*Data extract*.
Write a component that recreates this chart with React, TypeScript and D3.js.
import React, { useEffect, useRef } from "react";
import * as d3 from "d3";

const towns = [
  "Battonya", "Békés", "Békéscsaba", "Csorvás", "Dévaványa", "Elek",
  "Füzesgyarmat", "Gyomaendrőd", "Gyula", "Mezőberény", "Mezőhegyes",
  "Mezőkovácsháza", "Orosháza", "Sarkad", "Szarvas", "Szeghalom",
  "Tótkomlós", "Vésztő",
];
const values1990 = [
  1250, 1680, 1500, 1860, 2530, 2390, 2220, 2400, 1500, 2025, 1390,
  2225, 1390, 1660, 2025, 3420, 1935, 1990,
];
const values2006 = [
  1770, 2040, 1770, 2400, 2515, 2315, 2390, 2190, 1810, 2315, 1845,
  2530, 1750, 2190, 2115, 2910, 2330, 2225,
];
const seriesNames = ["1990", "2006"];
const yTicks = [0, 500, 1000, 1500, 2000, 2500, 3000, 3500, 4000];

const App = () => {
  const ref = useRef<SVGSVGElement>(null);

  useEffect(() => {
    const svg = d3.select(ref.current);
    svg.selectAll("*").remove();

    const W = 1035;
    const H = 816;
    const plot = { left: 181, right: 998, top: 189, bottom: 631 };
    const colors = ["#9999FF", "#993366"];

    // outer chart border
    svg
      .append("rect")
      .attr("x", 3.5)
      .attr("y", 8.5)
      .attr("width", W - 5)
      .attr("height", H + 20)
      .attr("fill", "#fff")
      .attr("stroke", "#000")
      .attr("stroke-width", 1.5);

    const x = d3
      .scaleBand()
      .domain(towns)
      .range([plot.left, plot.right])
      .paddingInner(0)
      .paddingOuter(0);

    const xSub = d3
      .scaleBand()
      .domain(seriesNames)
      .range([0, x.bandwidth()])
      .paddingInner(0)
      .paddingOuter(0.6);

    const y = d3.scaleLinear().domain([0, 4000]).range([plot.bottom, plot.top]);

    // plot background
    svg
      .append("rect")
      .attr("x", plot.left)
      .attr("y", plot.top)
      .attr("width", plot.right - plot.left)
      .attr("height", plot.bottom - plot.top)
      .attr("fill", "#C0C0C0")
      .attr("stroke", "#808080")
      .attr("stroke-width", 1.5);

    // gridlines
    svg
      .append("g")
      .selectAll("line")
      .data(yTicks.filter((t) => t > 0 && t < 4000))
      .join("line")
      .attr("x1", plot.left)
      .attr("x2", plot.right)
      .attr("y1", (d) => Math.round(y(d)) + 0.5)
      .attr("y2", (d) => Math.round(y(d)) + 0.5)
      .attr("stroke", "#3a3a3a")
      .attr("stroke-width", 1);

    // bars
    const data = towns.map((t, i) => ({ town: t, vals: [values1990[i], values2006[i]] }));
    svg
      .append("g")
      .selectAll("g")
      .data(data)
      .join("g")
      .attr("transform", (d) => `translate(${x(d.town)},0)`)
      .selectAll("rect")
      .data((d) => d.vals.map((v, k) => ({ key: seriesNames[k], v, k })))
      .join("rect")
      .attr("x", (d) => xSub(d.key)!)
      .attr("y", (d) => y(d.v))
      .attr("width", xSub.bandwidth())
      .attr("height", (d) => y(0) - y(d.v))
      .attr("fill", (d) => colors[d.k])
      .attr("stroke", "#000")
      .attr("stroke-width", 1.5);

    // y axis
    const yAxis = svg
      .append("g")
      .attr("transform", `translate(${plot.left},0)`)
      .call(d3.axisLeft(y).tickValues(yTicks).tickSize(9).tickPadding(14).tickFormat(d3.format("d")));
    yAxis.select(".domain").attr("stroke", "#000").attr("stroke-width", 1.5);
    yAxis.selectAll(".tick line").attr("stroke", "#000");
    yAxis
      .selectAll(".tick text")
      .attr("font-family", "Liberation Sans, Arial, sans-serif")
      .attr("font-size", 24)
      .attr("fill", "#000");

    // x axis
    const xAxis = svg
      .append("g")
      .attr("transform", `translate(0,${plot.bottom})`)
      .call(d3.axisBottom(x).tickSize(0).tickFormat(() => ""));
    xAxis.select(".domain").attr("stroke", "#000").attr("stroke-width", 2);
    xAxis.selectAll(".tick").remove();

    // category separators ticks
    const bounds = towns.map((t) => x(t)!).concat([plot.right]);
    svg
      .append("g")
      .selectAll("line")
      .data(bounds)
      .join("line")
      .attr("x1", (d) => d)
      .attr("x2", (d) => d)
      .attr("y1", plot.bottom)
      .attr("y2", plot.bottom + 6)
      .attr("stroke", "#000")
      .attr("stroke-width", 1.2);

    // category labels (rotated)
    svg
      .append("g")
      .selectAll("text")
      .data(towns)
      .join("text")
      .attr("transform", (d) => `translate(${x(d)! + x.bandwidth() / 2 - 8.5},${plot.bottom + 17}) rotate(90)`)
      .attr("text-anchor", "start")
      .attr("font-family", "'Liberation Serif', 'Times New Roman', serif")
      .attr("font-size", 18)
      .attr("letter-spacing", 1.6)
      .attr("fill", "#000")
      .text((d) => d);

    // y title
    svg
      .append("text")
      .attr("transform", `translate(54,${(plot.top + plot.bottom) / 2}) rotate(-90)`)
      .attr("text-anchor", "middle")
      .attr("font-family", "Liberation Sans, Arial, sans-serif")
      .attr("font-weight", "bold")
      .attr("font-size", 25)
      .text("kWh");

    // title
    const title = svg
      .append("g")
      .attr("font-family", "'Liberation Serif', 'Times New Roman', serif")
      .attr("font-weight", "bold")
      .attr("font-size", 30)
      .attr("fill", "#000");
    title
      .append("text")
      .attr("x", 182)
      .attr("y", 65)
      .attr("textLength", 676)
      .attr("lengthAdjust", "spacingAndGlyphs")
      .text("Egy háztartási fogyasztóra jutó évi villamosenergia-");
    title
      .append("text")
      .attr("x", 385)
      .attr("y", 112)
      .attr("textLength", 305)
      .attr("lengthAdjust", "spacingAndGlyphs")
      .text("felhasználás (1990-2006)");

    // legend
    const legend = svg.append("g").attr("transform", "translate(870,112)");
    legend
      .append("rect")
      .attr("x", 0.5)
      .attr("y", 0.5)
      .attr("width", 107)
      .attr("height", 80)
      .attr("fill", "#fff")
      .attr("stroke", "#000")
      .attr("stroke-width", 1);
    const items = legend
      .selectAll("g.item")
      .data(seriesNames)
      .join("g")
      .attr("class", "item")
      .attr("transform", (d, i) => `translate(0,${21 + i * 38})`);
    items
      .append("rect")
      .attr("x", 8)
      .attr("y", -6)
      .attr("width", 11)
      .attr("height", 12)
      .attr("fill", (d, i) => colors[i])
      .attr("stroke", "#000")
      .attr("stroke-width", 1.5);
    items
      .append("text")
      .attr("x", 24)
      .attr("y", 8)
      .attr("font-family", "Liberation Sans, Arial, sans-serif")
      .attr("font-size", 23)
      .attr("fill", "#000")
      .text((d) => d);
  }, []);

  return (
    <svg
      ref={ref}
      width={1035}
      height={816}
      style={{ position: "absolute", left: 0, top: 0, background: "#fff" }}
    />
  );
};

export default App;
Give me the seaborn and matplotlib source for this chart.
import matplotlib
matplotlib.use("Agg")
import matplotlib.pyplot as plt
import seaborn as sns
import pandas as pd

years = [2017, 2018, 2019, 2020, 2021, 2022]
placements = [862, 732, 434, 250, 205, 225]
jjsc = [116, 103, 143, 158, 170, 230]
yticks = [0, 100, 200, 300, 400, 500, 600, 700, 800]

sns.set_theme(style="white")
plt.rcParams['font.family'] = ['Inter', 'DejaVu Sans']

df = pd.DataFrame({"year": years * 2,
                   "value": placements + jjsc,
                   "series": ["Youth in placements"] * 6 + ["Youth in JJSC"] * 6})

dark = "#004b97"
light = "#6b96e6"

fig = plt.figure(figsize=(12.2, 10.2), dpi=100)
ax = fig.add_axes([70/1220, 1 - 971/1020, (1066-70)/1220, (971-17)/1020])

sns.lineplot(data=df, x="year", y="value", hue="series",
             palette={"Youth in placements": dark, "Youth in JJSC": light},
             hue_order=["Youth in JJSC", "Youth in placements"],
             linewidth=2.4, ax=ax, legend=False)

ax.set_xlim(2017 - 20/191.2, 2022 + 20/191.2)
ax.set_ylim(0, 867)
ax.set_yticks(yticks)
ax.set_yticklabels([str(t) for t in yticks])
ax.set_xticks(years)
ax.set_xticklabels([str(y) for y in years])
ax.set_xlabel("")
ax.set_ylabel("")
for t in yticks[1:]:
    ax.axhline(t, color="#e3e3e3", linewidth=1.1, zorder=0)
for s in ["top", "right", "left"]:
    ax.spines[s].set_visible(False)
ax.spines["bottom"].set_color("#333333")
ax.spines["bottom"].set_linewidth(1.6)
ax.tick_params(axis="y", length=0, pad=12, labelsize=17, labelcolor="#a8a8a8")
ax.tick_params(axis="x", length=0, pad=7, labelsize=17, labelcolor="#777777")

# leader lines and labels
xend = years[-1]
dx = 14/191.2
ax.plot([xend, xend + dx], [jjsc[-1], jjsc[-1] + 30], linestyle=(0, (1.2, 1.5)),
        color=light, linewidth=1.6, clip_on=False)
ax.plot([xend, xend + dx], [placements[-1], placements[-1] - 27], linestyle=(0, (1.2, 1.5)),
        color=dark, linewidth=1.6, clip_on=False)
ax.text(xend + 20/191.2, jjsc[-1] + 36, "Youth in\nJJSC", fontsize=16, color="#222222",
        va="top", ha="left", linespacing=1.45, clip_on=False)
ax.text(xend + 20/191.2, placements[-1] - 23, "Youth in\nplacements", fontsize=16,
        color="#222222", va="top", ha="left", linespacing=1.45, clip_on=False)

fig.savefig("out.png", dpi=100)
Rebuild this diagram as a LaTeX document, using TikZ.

*Task*.
Quote, without any change, each line from the one that contains "Give me the" through the end of the material.

*Result*.
Give me the seaborn and matplotlib source for this chart.
import matplotlib
matplotlib.use("Agg")
import matplotlib.pyplot as plt
import seaborn as sns
import pandas as pd

years = [2017, 2018, 2019, 2020, 2021, 2022]
placements = [862, 732, 434, 250, 205, 225]
jjsc = [116, 103, 143, 158, 170, 230]
yticks = [0, 100, 200, 300, 400, 500, 600, 700, 800]

sns.set_theme(style="white")
plt.rcParams['font.family'] = ['Inter', 'DejaVu Sans']

df = pd.DataFrame({"year": years * 2,
                   "value": placements + jjsc,
                   "series": ["Youth in placements"] * 6 + ["Youth in JJSC"] * 6})

dark = "#004b97"
light = "#6b96e6"

fig = plt.figure(figsize=(12.2, 10.2), dpi=100)
ax = fig.add_axes([70/1220, 1 - 971/1020, (1066-70)/1220, (971-17)/1020])

sns.lineplot(data=df, x="year", y="value", hue="series",
             palette={"Youth in placements": dark, "Youth in JJSC": light},
             hue_order=["Youth in JJSC", "Youth in placements"],
             linewidth=2.4, ax=ax, legend=False)

ax.set_xlim(2017 - 20/191.2, 2022 + 20/191.2)
ax.set_ylim(0, 867)
ax.set_yticks(yticks)
ax.set_yticklabels([str(t) for t in yticks])
ax.set_xticks(years)
ax.set_xticklabels([str(y) for y in years])
ax.set_xlabel("")
ax.set_ylabel("")
for t in yticks[1:]:
    ax.axhline(t, color="#e3e3e3", linewidth=1.1, zorder=0)
for s in ["top", "right", "left"]:
    ax.spines[s].set_visible(False)
ax.spines["bottom"].set_color("#333333")
ax.spines["bottom"].set_linewidth(1.6)
ax.tick_params(axis="y", length=0, pad=12, labelsize=17, labelcolor="#a8a8a8")
ax.tick_params(axis="x", length=0, pad=7, labelsize=17, labelcolor="#777777")

# leader lines and labels
xend = years[-1]
dx = 14/191.2
ax.plot([xend, xend + dx], [jjsc[-1], jjsc[-1] + 30], linestyle=(0, (1.2, 1.5)),
        color=light, linewidth=1.6, clip_on=False)
ax.plot([xend, xend + dx], [placements[-1], placements[-1] - 27], linestyle=(0, (1.2, 1.5)),
        color=dark, linewidth=1.6, clip_on=False)
ax.text(xend + 20/191.2, jjsc[-1] + 36, "Youth in\nJJSC", fontsize=16, color="#222222",
        va="top", ha="left", linespacing=1.45, clip_on=False)
ax.text(xend + 20/191.2, placements[-1] - 23, "Youth in\nplacements", fontsize=16,
        color="#222222", va="top", ha="left", linespacing=1.45, clip_on=False)

fig.savefig("out.png", dpi=100)
Rebuild this diagram as a LaTeX document, using TikZ.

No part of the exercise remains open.